Le matérialisme dialectique attribue quant lui le mouvement à la matière elle-même, et pose la contradiction du fini et de l’infini, ce problème est donc résolu pou lui. Aristote ne parvenait pas à ce degré de compréhension et il lui fallait une force qui puisse mettre en branle ce qui existe, qui justifie l’existence même.
Et il voulait que cette force qui mette en branle ne soit pas extérieur pour autant à ce qui existe.

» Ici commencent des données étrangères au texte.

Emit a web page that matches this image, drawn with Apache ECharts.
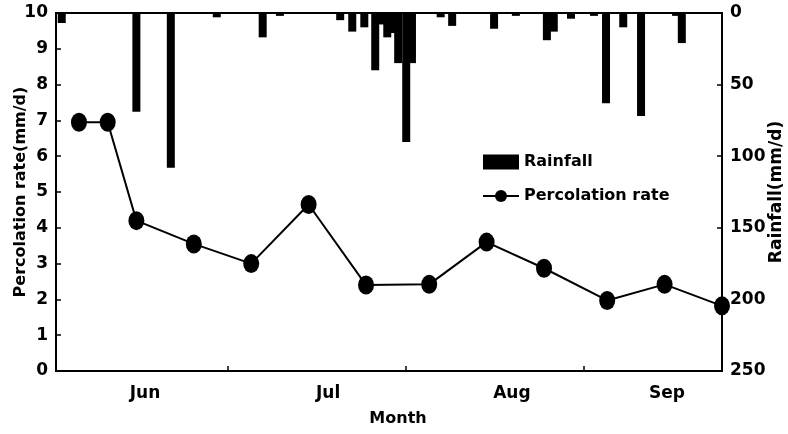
<!DOCTYPE html>
<html>
<head>
<meta charset="utf-8">
<script src="https://cdn.jsdelivr.net/npm/echarts@6/dist/echarts.min.js"></script>
<style>
  html, body { margin: 0; padding: 0; background: #fff; }
  #chart { width: 788px; height: 434px; }
</style>
</head>
<body>
<div id="chart"></div>
<script>
// Days counted from 1 June
const rainDays = [1, 14, 20, 28, 36, 39, 49.5, 51.6, 53.7, 55.6, 56.6, 57.7, 58.7, 59.6, 61, 62, 67, 69, 76.3, 80.1, 85.5, 86.7, 89.7, 93.7, 95.8, 98.8, 101.9, 108, 109];
const rainfall = [7, 69, 108, 3, 17, 2, 5, 13, 10, 40, 8, 17, 14, 35, 90, 35, 3, 9, 11, 2, 19, 13, 4, 2, 63, 10, 72, 2, 21];
const percDays = [4, 9, 14, 24, 34, 44, 54, 65, 75, 85, 96, 106, 116];
const percolation = [6.95, 6.95, 4.2, 3.55, 3.0, 4.65, 2.4, 2.42, 3.6, 2.87, 1.97, 2.42, 1.82];
const monthTickDays = [30, 61, 92];
const monthLabelDays = [15.5, 47.4, 79.4, 106.4];
const monthLabels = ['Jun', 'Jul', 'Aug', 'Sep'];

const FONT = 'DejaVu Sans';
const chart = echarts.init(document.getElementById('chart'));
chart.setOption({
  animation: false,
  backgroundColor: '#fff',
  textStyle: { fontFamily: FONT, color: '#000', fontWeight: 'bold' },
  grid: { left: 56, right: 66, top: 13, bottom: 63, outerBoundsMode: 'none', containLabel: false,
          show: true, borderColor: '#000', borderWidth: 2 },
  legend: {
    orient: 'vertical', left: 477, top: 149, itemWidth: 36, itemHeight: 15, itemGap: 18,
    textStyle: { fontFamily: FONT, fontWeight: 'bold', fontSize: 16, color: '#000', lineHeight: 15 },
    data: [{ name: 'Rainfall', icon: 'rect' }, { name: 'Percolation rate' }]
  },
  xAxis: {
    type: 'value', min: 0, max: 116,
    name: 'Month', nameLocation: 'middle', nameGap: 40, nameMoveOverlap: false,
    nameTextStyle: { fontFamily: FONT, fontWeight: 'bold', fontSize: 16, color: '#000', padding: [0, 0, 0, 18] },
    axisLine: { show: true, lineStyle: { color: '#000', width: 2 } },
    axisTick: { show: true, inside: true, length: 5, customValues: monthTickDays, lineStyle: { color: '#000', width: 1.5 } },
    axisLabel: {
      customValues: monthLabelDays, margin: 14,
      fontFamily: FONT, fontWeight: 'bold', fontSize: 17, color: '#000',
      formatter: v => monthLabels[monthLabelDays.indexOf(v)]
    },
    splitLine: { show: false }
  },
  yAxis: [
    {
      type: 'value', min: 0, max: 10, interval: 1, position: 'left',
      name: 'Percolation rate(mm/d)', nameLocation: 'middle', nameGap: 27, nameRotate: 90, nameMoveOverlap: false,
      nameTextStyle: { fontFamily: FONT, fontWeight: 'bold', fontSize: 16, color: '#000' },
      axisLine: { show: true, lineStyle: { color: '#000', width: 2 } },
      axisTick: { show: true, inside: true, length: 5, lineStyle: { color: '#000', width: 1.5 } },
      axisLabel: { margin: 8, fontFamily: FONT, fontWeight: 'bold', fontSize: 17, color: '#000' },
      splitLine: { show: false }
    },
    {
      type: 'value', min: 0, max: 250, interval: 50, position: 'right', inverse: true,
      name: 'Rainfall(mm/d)', nameLocation: 'middle', nameGap: 46, nameRotate: 90, nameMoveOverlap: false,
      nameTextStyle: { fontFamily: FONT, fontWeight: 'bold', fontSize: 17, color: '#000' },
      axisLine: { show: true, lineStyle: { color: '#000', width: 2 } },
      axisTick: { show: true, inside: true, length: 5, lineStyle: { color: '#000', width: 1.5 } },
      axisLabel: { margin: 8, fontFamily: FONT, fontWeight: 'bold', fontSize: 17, color: '#000' },
      splitLine: { show: false }
    }
  ],
  series: [
    {
      name: 'Rainfall', type: 'bar', yAxisIndex: 1, barWidth: 8,
      itemStyle: { color: '#000' },
      data: rainDays.map((d, i) => [d, rainfall[i]])
    },
    {
      name: 'Percolation rate', type: 'line', yAxisIndex: 0, clip: false,
      symbol: 'circle', symbolSize: [16, 19],
      lineStyle: { color: '#000', width: 2 },
      itemStyle: { color: '#000' },
      data: percDays.map((d, i) => [d, percolation[i]])
    }
  ]
});
</script>
</body>
</html>
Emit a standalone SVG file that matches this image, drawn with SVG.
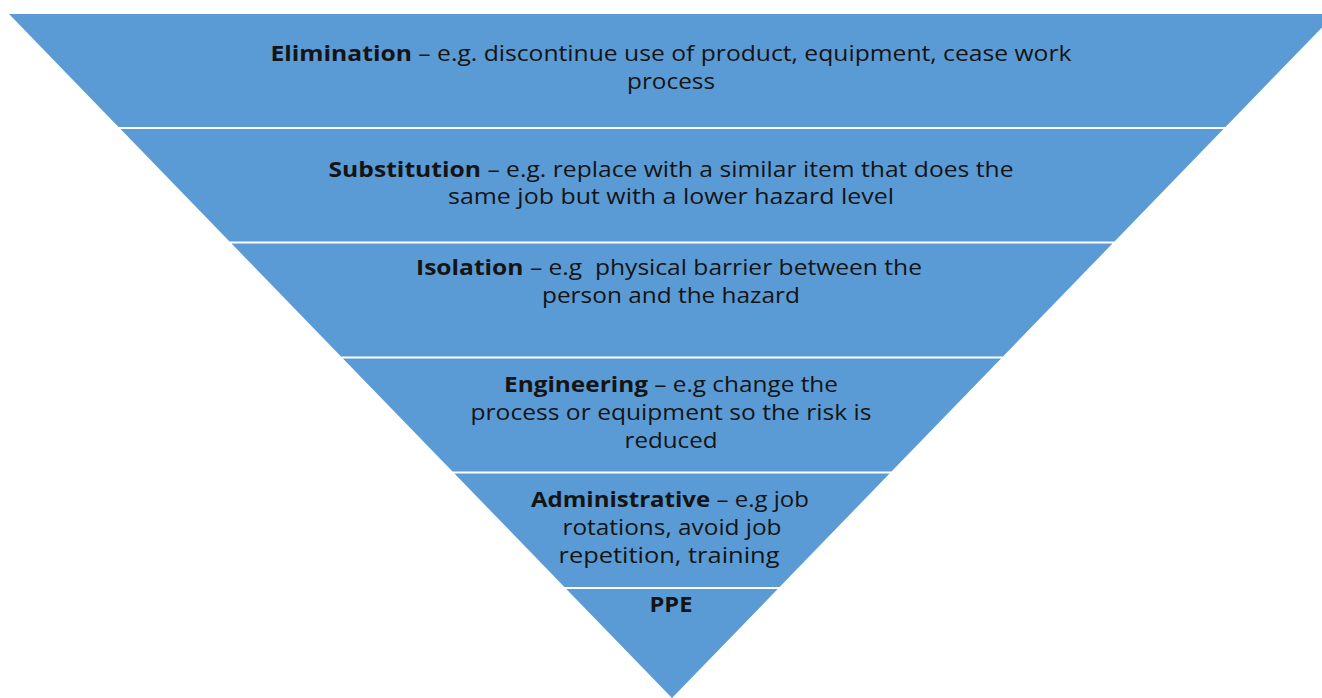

Il lui faut donc déjà, d’un côté, mettre de côté ce qui vit et périt, pour préserver l’affirmation ininterrompue du mouvement (sans quoi il n’y a pas d’existence) ; il dit dans le douzième livre, Lambda (Λ) :
« Comme, parmi les choses, les unes peuvent avoir une existence séparée, et que les autres ne le peuvent pas, ce sont les premières qui sont les substances ; et ce qui fait que les substances sont les causes de tout le reste, c’est que, sans les substances, les modes des choses et leurs mouvements ne sauraient exister (…).
Si toutes les substances étaient périssables, tout absolument serait périssable comme elles. Mais il est impossible que le mouvement naisse, ou qu’il périsse, puisqu’il est éternel. »
Il y a donc, au-delà des substances, la substance « pure », qui est comme les autres au sens où elle témoigne d’un processus, d’un acte, avec une conséquence se réalisant ; cette substance pure est par contre éternelle, car elle est ce qui porte la notion de mouvement en général.
C’est le « moteur premier », l’acte pur, s’accomplissant éternellement de manière parfaite, posant le principe de l’existence comme accomplissement. C’est « Dieu ».
Dans Epsilon (Ε), le sixième livre, Aristote formule de la manière suivante sa grande thèse générale :
« La Science première a pour objet l’indépendant et l’immobile (…).
S’il n’y avait pas, outre les substances qui ont une matière, quelque substance d’une autre nature, la Physique serait alors la science première.
Mais s’il y a une substance immobile, c’est cette substance qui est antérieure aux autres, et la science première est la philosophie.
Cette science, a titre de science première, est aussi la science universelle, et c’est à elle qu’il appartiendra d’étudier l’être en tant qu’être, l’essence, et les propriétés de l’être en tant qu’être. »
La substance immobile, c’est le moteur premier, qui meut mais n’est lui-même pas mu, qui s’accomplit lui-même et porte le principe universel du mouvement comme accomplissement. S’intéresser à cette substance mobile, c’est comprendre comment les choses peuvent exister.